O forasteiro Sterling Hayden: Johnny Guitar e Farol do caos

O ator norte-americano Sterling Hayden (1916-1986) é conhecido hoje por suas colaborações com cineastas como Robert Altman, John Huston e Stanley Kubrick. Em 1951, a estrela hollywoodiana, herói de guerra e velejador foi intimado a depor publicamente no Comitê de Atividades Antiamericanas (HUAC), em um período marcado por perseguições políticas contra membros da esquerda norte-americana, inclusive diversos diretores, atores, roteiristas e técnicos que foram banidos dos estúdios de Hollywood. A Sessão Mutual Films de fevereiro de 2025 traz dois filmes que fazem referência a esse período através da figura de Hayden, que havia se associado ao Partido Comunista americano por alguns meses após ter lutado junto aos Partidários iugoslavos durante a Segunda Guerra Mundial e decidiu denunciar seus colegas de cinema ao comitê para não perder a guarda de seus filhos. O atípico e icônico faroeste Johnny Guitar (1954), dirigido por Nicholas Ray (1911-1979), que traz Hayden no papel de um cowboy em busca de uma nova vida, passará no IMS Paulista em uma cópia recém-restaurada em 4K. O retrato documental de Hayden Farol do caos (Leuchtturm des Chaos, 1983), dos críticos e cineastas alemães Wolf-Eckart Bühler (1945-2020) e Manfred Blank (nascido em 1949), retrata o ator no final de sua vida, morando em uma barcaça na França e amargurando o tormento dos seus atos passados. A exibição de Johnny Guitar no dia 18 será apresentada pelo crítico e curador Paulo Santos Lima, um especialista em estudos autorais de atores hollywoodianos.
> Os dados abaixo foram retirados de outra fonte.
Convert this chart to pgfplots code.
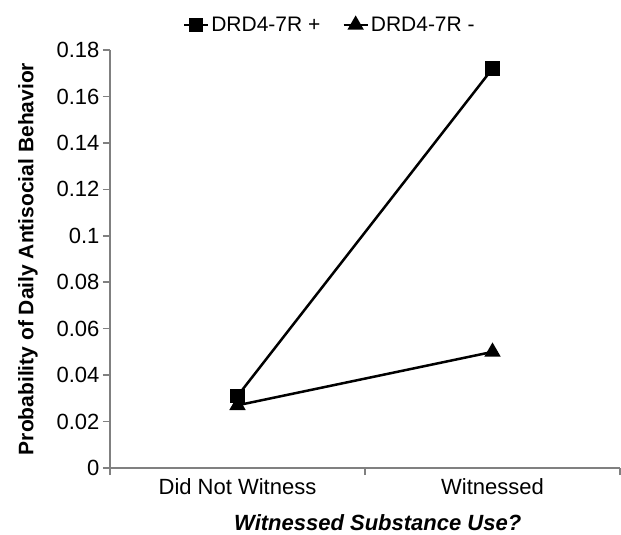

A curadoria e produção da Sessão Mutual Films são de Aaron Cutler e Mariana Shellard.

Blog do cinema:
O forasteiro Sterling Hayden: Johnny Guitar + Farol do caos - por Alf Mayer ►


Sessões especiais

IMS PAULISTA

Johnny Guitar
18/2/25, terça, 19h30
Sessão apresentada por Paulo Santos Lima

Farol do caos
19/2/25, quarta, 19h30
Sessão apresentada por Aaron Cutler e Mariana Shellard

Informações sobre todas as exibições ►

Sterling Hayden em cena de Johnny Guitar, de Nicholas Ray

Filmes


Johnny Guitar

Johnny Guitar
Nicholas Ray | EUA | 1954, 110’, DCP, restauração 4K (Park Circus) | Classificação indicativa: 14 anos

O personagem-título do nono longa-metragem de Nicholas Ray foi interpretado por Sterling Hayden no auge da fama do ator. O cowboy que uma vez foi conhecido como Johnny Logan trocou sua arma por uma guitarra e, no início do filme, chega aos confins do Arizona em busca de uma nova vida. Lá, ele se depara com uma figura do seu passado. No único bar e cassino da cidade, à espera da modernização com a promessa da construção da ferrovia, a proprietária Vienna (Joan Crawford, também uma produtora do filme) cuida do que é dela com os colhões de um homem, rodeada de ameaças de uma população local de criadores de gado que via o progresso como uma intimidação a seu estilo de vida puritano. O grupo – liderado de forma vocífera pela banqueira Emma Small (Mercedes McCambridge) – tenta banir Vienna da cidade, ao acusá-la de ficar na companhia do bandido Dancing Kid (Scott Brady), que havia sido acusado falsamente de assassinato. No meio das intrigas que surgem, Vienna alista a ajuda de Johnny – o amor de sua vida, que ela abandonou cinco anos atrás e que agora reencontra com amargura e esperança.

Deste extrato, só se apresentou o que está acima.